Heirat im Namen des Zwangs

Gesellschaft: NRW gibt den Betroffenen erstmals die Chance, anonym um Hilfe zu bitten.

Düsseldorf. Es geschieht wahrscheinlich jeden Tag, es verändert das Leben junger Menschen nachhaltig: Bis zu 10 000 Zwangsheiraten gibt es jedes Jahr in Deutschland, schätzt NRW-Familienminister Armin Laschet (CDU). Genaue Zahlen gibt es nicht. Die Dunkelziffer ist wie die Angst vor allem der jungen Frauen vor dem Gang zu den Behörden groß. Dagegen will NRW jetzt etwas unternehmen.

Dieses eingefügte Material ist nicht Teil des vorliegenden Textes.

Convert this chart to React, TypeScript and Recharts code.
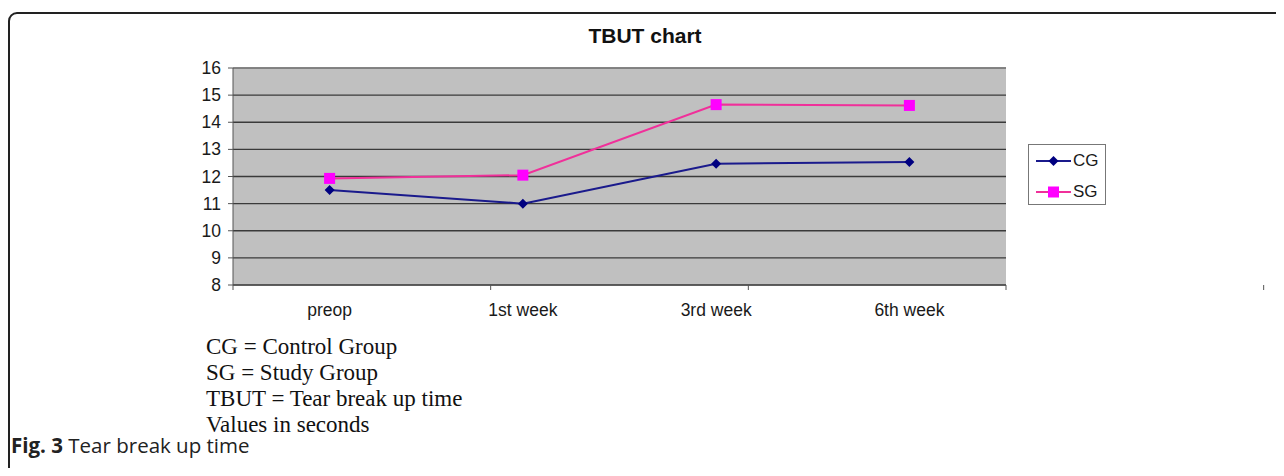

Als erstes Bundesland hat Nordrhein-Westfalen seit einigen Wochen im Internet eine Plattform geschaffen, auf der Betroffene um Hilfe nachsuchen können. Und das hatte durchaus Erfolg - immerhin gab es schon 46 Personen, die sich als Opfer einer Zwangsheirat zu erkennen gaben, darunter übrigens auch drei Männer.

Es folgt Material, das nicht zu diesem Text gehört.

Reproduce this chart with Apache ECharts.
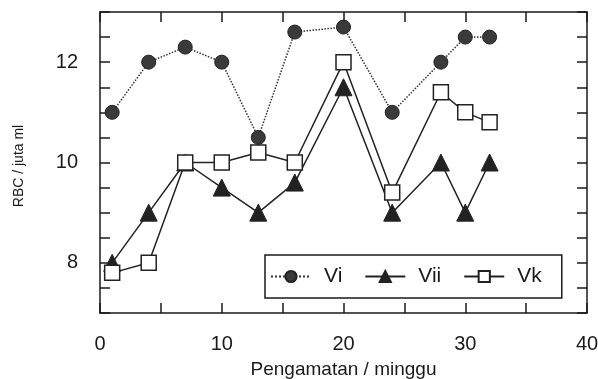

Diese Schicksale sind hart, immer stehen die Betroffenen unter einem extremen Druck seitens ihrer Familie. Deswegen sind alle Hinweise anonymisiert. Der "Spiegel" berichtete jetzt von einer 18-Jährigen, zu der Expertinnen des Frauenhauses in Bielefeld Kontakt auch über das Internet bekommen hatten. Zwei Wochen vor der angesetzten Hochzeit wurde der jungen Frau der Ausstieg ermöglicht. Rettung in letzter Minute - das gelingt bisher leider nur selten.

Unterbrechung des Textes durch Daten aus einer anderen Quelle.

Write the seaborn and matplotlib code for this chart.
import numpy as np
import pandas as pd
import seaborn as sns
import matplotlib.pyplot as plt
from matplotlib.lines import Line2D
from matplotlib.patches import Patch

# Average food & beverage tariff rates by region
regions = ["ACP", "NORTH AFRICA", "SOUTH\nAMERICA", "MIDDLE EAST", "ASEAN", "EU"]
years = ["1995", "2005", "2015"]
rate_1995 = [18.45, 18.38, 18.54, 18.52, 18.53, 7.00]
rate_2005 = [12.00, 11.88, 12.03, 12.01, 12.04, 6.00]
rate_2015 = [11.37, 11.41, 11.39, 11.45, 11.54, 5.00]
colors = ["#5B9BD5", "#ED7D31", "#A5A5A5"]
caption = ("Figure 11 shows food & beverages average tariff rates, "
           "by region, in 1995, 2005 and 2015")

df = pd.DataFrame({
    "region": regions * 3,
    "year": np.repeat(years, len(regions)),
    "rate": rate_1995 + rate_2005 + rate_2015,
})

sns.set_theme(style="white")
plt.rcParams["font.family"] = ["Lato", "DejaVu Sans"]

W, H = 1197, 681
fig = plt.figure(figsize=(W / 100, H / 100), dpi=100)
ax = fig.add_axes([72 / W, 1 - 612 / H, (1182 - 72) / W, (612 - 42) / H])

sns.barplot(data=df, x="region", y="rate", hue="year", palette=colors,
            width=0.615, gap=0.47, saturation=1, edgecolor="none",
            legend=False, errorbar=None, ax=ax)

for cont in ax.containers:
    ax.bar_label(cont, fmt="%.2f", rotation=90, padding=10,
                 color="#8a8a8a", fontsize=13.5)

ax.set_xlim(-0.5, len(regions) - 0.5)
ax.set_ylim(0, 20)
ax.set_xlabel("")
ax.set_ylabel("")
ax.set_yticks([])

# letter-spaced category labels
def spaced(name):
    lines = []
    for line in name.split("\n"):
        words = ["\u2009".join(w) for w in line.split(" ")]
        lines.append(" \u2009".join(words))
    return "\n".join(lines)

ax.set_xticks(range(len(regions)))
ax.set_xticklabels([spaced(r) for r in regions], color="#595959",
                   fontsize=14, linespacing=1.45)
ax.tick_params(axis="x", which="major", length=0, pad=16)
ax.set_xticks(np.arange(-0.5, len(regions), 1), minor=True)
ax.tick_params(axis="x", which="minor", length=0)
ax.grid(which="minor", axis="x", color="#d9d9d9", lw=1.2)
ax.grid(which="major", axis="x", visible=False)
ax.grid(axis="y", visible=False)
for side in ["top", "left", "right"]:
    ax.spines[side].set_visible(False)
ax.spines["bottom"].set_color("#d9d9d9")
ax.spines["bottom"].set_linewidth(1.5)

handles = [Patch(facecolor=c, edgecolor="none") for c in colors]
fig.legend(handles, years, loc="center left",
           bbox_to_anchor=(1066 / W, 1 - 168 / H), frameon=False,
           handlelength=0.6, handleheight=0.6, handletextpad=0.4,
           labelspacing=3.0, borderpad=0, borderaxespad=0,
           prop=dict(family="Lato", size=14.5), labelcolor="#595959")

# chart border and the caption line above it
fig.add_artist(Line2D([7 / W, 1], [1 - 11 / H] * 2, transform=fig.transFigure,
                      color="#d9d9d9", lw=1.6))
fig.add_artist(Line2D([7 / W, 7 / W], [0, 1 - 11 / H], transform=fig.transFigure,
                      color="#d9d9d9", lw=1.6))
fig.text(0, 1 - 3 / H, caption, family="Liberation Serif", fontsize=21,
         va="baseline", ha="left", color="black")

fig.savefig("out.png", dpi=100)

Die schwarz-gelbe Landesregierung in Düsseldorf hat nun ein Zehn-Punkte-Programm gegen die Zwangsheirat beschlossen. Zwar betonte Laschet gestern, dass diese Form der gewaltsamen Vermählung gegen die Regeln des Islam verstoße. Eine erzwungene Vermählung komme auch in anderen Religionsformen vor, so Laschet. Aber die Masse der Fälle spielt doch im extremen muslimischen Milieu.

Mit dem Konzept soll das Thema aus den Nischen der Gesellschaft in die Öffentlichkeit gebracht werden. In den Schulen, in den Migrantengemeinden, per Internet und mit Broschüren wird Aufklärung betrieben. Aber die schärfste Waffe hat die schwarz-gelbe Landesregierung noch im Köcher: Im Bundesrat will sie zusammen mit Baden-Württemberg die Zwangsheirat als eigenen Straftatbestand einführen (siehe Kasten). Dafür stehen die Chancen nicht schlecht.

Stand der Dinge Als Zwangsheirat gilt eine Eheschließung, zu der mindestens ein Partner durch körperliche oder psychische Gewalt gezwungen wird. Das ist ein massiver Verstoß gegen Grund- und Menschenrechte und wird strafrechtlich verfolgt. Im Paragraf 240 des Strafgesetzbuches Abs. 4 wird die Zwangsheirat als besonders schwerer Fall von Nötigung eingestuft, der eine Freiheitsstrafe von sechs Monaten bis zu fünf Jahren nach sich ziehen kann.

NRW-Plan Die Landesregierung will einen neuen Paragrafen 234 b. Der würde Zwangsheirat benennen, mit bis zu zehn Jahren Haft belegen und weltweit verfolgbar stellen.